** Start of Data segment **
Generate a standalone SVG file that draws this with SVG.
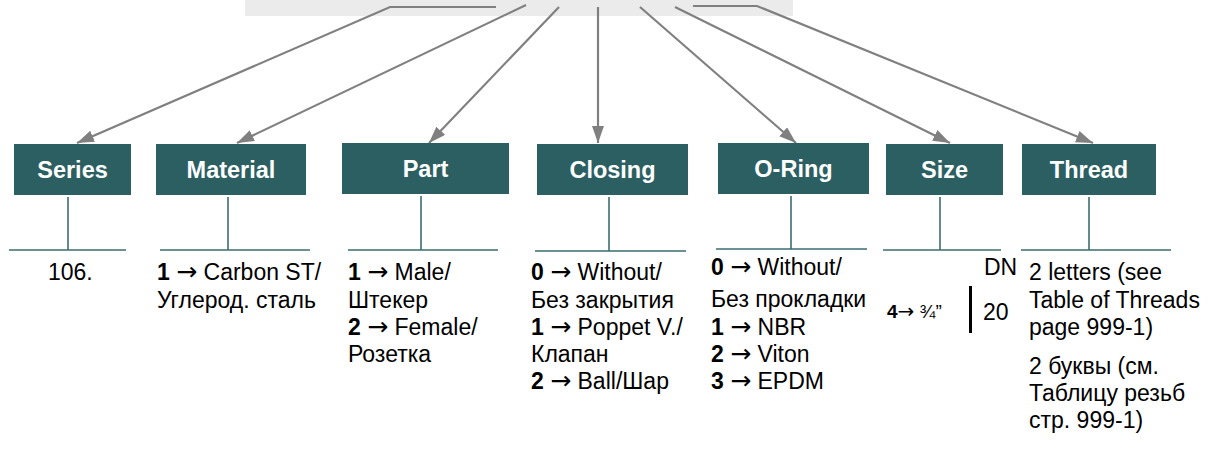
<svg xmlns="http://www.w3.org/2000/svg" width="1218" height="452" viewBox="0 0 1218 452">
<defs>
<marker id="ah" markerUnits="userSpaceOnUse" markerWidth="20" markerHeight="14" refX="17" refY="6" orient="auto">
<path d="M0,0 L17,6 L0,12 Z" fill="#808080"/>
</marker>
<style>
.box{fill:#2B5F62}
.hd{font-family:"Liberation Sans",Arial,sans-serif;font-weight:bold;font-size:23.5px;fill:#ffffff;text-anchor:middle}
.tx{font-family:"Liberation Sans",Arial,"DejaVu Sans",sans-serif;font-size:23px;fill:#000000}
.sm{font-family:"Liberation Sans",Arial,"DejaVu Sans",sans-serif;font-size:19px;fill:#000000}
.b{font-weight:bold}
.ar{font-family:"DejaVu Sans",sans-serif;font-size:25px}
.stem{stroke:#3D6E70;stroke-width:1.6;fill:none}
.conn{stroke:#808080;stroke-width:2.2;fill:none}
</style>
</defs>
<rect x="245" y="0" width="548" height="16" fill="#EBEBEB"/>
<g id="connectors">
<path class="conn" d="M496,7 H390 L77,143" marker-end="url(#ah)"/>
<path class="conn" d="M526,5 L237,143" marker-end="url(#ah)"/>
<path class="conn" d="M559,7 L429,143" marker-end="url(#ah)"/>
<path class="conn" d="M598,7 V143" marker-end="url(#ah)"/>
<path class="conn" d="M640,7 L796,143" marker-end="url(#ah)"/>
<path class="conn" d="M675,7 L950,143" marker-end="url(#ah)"/>
<path class="conn" d="M693,6 H757 L1093,143" marker-end="url(#ah)"/>
</g>
<g id="series">
<rect class="box" x="14" y="144" width="117" height="51"/>
<text class="hd" x="72.5" y="178">Series</text>
<path class="stem" d="M68,197 V250 M9,250 H126"/>
<text class="tx" x="48" y="280">106.</text>
</g>
<g id="material">
<rect class="box" x="156" y="144" width="150" height="51"/>
<text class="hd" x="231" y="178">Material</text>
<path class="stem" d="M228,197 V250 M160,250 H310"/>
<text class="tx" x="157" y="280"><tspan class="b">1</tspan> <tspan class="ar">→</tspan> Carbon ST/</text>
<text class="tx" x="157" y="308">Углерод. сталь</text>
</g>
<g id="part">
<rect class="box" x="342" y="143" width="167" height="51"/>
<text class="hd" x="425.5" y="177">Part</text>
<path class="stem" d="M421,196 V250 M348,250 H498"/>
<text class="tx" x="348" y="280"><tspan class="b">1</tspan> <tspan class="ar">→</tspan> Male/</text>
<text class="tx" x="348" y="308">Штекер</text>
<text class="tx" x="348" y="335"><tspan class="b">2</tspan> <tspan class="ar">→</tspan> Female/</text>
<text class="tx" x="348" y="362">Розетка</text>
</g>
<g id="closing">
<rect class="box" x="537" y="144" width="151" height="51"/>
<text class="hd" x="612.5" y="178">Closing</text>
<path class="stem" d="M609,197 V251 M535,251 H686"/>
<text class="tx" x="531" y="280"><tspan class="b">0</tspan> <tspan class="ar">→</tspan> Without/</text>
<text class="tx" x="531" y="308">Без закрытия</text>
<text class="tx" x="531" y="335"><tspan class="b">1</tspan> <tspan class="ar">→</tspan> Poppet V./</text>
<text class="tx" x="531" y="362">Клапан</text>
<text class="tx" x="531" y="389"><tspan class="b">2</tspan> <tspan class="ar">→</tspan> Ball/Шар</text>
</g>
<g id="oring">
<rect class="box" x="718" y="143" width="151" height="51"/>
<text class="hd" x="793.5" y="177">O-Ring</text>
<path class="stem" d="M791,196 V249 M716,249 H867"/>
<text class="tx" x="711" y="275"><tspan class="b">0</tspan> <tspan class="ar">→</tspan> Without/</text>
<text class="tx" x="711" y="307">Без прокладки</text>
<text class="tx" x="711" y="335"><tspan class="b">1</tspan> <tspan class="ar">→</tspan> NBR</text>
<text class="tx" x="711" y="362"><tspan class="b">2</tspan> <tspan class="ar">→</tspan> Viton</text>
<text class="tx" x="711" y="389"><tspan class="b">3</tspan> <tspan class="ar">→</tspan> EPDM</text>
</g>
<g id="size">
<rect class="box" x="886" y="144" width="117" height="51"/>
<text class="hd" x="944.5" y="178">Size</text>
<path class="stem" d="M940,197 V250 M883,250 H1001"/>
<text class="tx" x="984" y="275">DN</text>
<text class="sm" x="887" y="318"><tspan class="b">4</tspan><tspan font-family="DejaVu Sans, sans-serif" font-size="20">→</tspan> ¾”</text>
<rect x="969" y="286" width="3" height="47" fill="#000000"/>
<text class="tx" x="983" y="320">20</text>
</g>
<g id="thread">
<rect class="box" x="1022" y="144" width="134" height="51"/>
<text class="hd" x="1089" y="178">Thread</text>
<path class="stem" d="M1089,197 V250 M1021,250 H1171"/>
<text class="tx" x="1029" y="280">2 letters (see</text>
<text class="tx" x="1029" y="308">Table of Threads</text>
<text class="tx" x="1029" y="335">page 999-1)</text>
<text class="tx" x="1029" y="374">2 буквы (см.</text>
<text class="tx" x="1029" y="401">Таблицу резьб</text>
<text class="tx" x="1029" y="428">стр. 999-1)</text>
</g>
</svg>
** End of Data segment **
• **Requirements**
From the material above, reproduce everything verbatim except the pictures.

• **Expected answer**
Generate a standalone SVG file that draws this with SVG.
<svg xmlns="http://www.w3.org/2000/svg" width="1218" height="452" viewBox="0 0 1218 452">
<defs>
<marker id="ah" markerUnits="userSpaceOnUse" markerWidth="20" markerHeight="14" refX="17" refY="6" orient="auto">
<path d="M0,0 L17,6 L0,12 Z" fill="#808080"/>
</marker>
<style>
.box{fill:#2B5F62}
.hd{font-family:"Liberation Sans",Arial,sans-serif;font-weight:bold;font-size:23.5px;fill:#ffffff;text-anchor:middle}
.tx{font-family:"Liberation Sans",Arial,"DejaVu Sans",sans-serif;font-size:23px;fill:#000000}
.sm{font-family:"Liberation Sans",Arial,"DejaVu Sans",sans-serif;font-size:19px;fill:#000000}
.b{font-weight:bold}
.ar{font-family:"DejaVu Sans",sans-serif;font-size:25px}
.stem{stroke:#3D6E70;stroke-width:1.6;fill:none}
.conn{stroke:#808080;stroke-width:2.2;fill:none}
</style>
</defs>
<rect x="245" y="0" width="548" height="16" fill="#EBEBEB"/>
<g id="connectors">
<path class="conn" d="M496,7 H390 L77,143" marker-end="url(#ah)"/>
<path class="conn" d="M526,5 L237,143" marker-end="url(#ah)"/>
<path class="conn" d="M559,7 L429,143" marker-end="url(#ah)"/>
<path class="conn" d="M598,7 V143" marker-end="url(#ah)"/>
<path class="conn" d="M640,7 L796,143" marker-end="url(#ah)"/>
<path class="conn" d="M675,7 L950,143" marker-end="url(#ah)"/>
<path class="conn" d="M693,6 H757 L1093,143" marker-end="url(#ah)"/>
</g>
<g id="series">
<rect class="box" x="14" y="144" width="117" height="51"/>
<text class="hd" x="72.5" y="178">Series</text>
<path class="stem" d="M68,197 V250 M9,250 H126"/>
<text class="tx" x="48" y="280">106.</text>
</g>
<g id="material">
<rect class="box" x="156" y="144" width="150" height="51"/>
<text class="hd" x="231" y="178">Material</text>
<path class="stem" d="M228,197 V250 M160,250 H310"/>
<text class="tx" x="157" y="280"><tspan class="b">1</tspan> <tspan class="ar">→</tspan> Carbon ST/</text>
<text class="tx" x="157" y="308">Углерод. сталь</text>
</g>
<g id="part">
<rect class="box" x="342" y="143" width="167" height="51"/>
<text class="hd" x="425.5" y="177">Part</text>
<path class="stem" d="M421,196 V250 M348,250 H498"/>
<text class="tx" x="348" y="280"><tspan class="b">1</tspan> <tspan class="ar">→</tspan> Male/</text>
<text class="tx" x="348" y="308">Штекер</text>
<text class="tx" x="348" y="335"><tspan class="b">2</tspan> <tspan class="ar">→</tspan> Female/</text>
<text class="tx" x="348" y="362">Розетка</text>
</g>
<g id="closing">
<rect class="box" x="537" y="144" width="151" height="51"/>
<text class="hd" x="612.5" y="178">Closing</text>
<path class="stem" d="M609,197 V251 M535,251 H686"/>
<text class="tx" x="531" y="280"><tspan class="b">0</tspan> <tspan class="ar">→</tspan> Without/</text>
<text class="tx" x="531" y="308">Без закрытия</text>
<text class="tx" x="531" y="335"><tspan class="b">1</tspan> <tspan class="ar">→</tspan> Poppet V./</text>
<text class="tx" x="531" y="362">Клапан</text>
<text class="tx" x="531" y="389"><tspan class="b">2</tspan> <tspan class="ar">→</tspan> Ball/Шар</text>
</g>
<g id="oring">
<rect class="box" x="718" y="143" width="151" height="51"/>
<text class="hd" x="793.5" y="177">O-Ring</text>
<path class="stem" d="M791,196 V249 M716,249 H867"/>
<text class="tx" x="711" y="275"><tspan class="b">0</tspan> <tspan class="ar">→</tspan> Without/</text>
<text class="tx" x="711" y="307">Без прокладки</text>
<text class="tx" x="711" y="335"><tspan class="b">1</tspan> <tspan class="ar">→</tspan> NBR</text>
<text class="tx" x="711" y="362"><tspan class="b">2</tspan> <tspan class="ar">→</tspan> Viton</text>
<text class="tx" x="711" y="389"><tspan class="b">3</tspan> <tspan class="ar">→</tspan> EPDM</text>
</g>
<g id="size">
<rect class="box" x="886" y="144" width="117" height="51"/>
<text class="hd" x="944.5" y="178">Size</text>
<path class="stem" d="M940,197 V250 M883,250 H1001"/>
<text class="tx" x="984" y="275">DN</text>
<text class="sm" x="887" y="318"><tspan class="b">4</tspan><tspan font-family="DejaVu Sans, sans-serif" font-size="20">→</tspan> ¾”</text>
<rect x="969" y="286" width="3" height="47" fill="#000000"/>
<text class="tx" x="983" y="320">20</text>
</g>
<g id="thread">
<rect class="box" x="1022" y="144" width="134" height="51"/>
<text class="hd" x="1089" y="178">Thread</text>
<path class="stem" d="M1089,197 V250 M1021,250 H1171"/>
<text class="tx" x="1029" y="280">2 letters (see</text>
<text class="tx" x="1029" y="308">Table of Threads</text>
<text class="tx" x="1029" y="335">page 999-1)</text>
<text class="tx" x="1029" y="374">2 буквы (см.</text>
<text class="tx" x="1029" y="401">Таблицу резьб</text>
<text class="tx" x="1029" y="428">стр. 999-1)</text>
</g>
</svg>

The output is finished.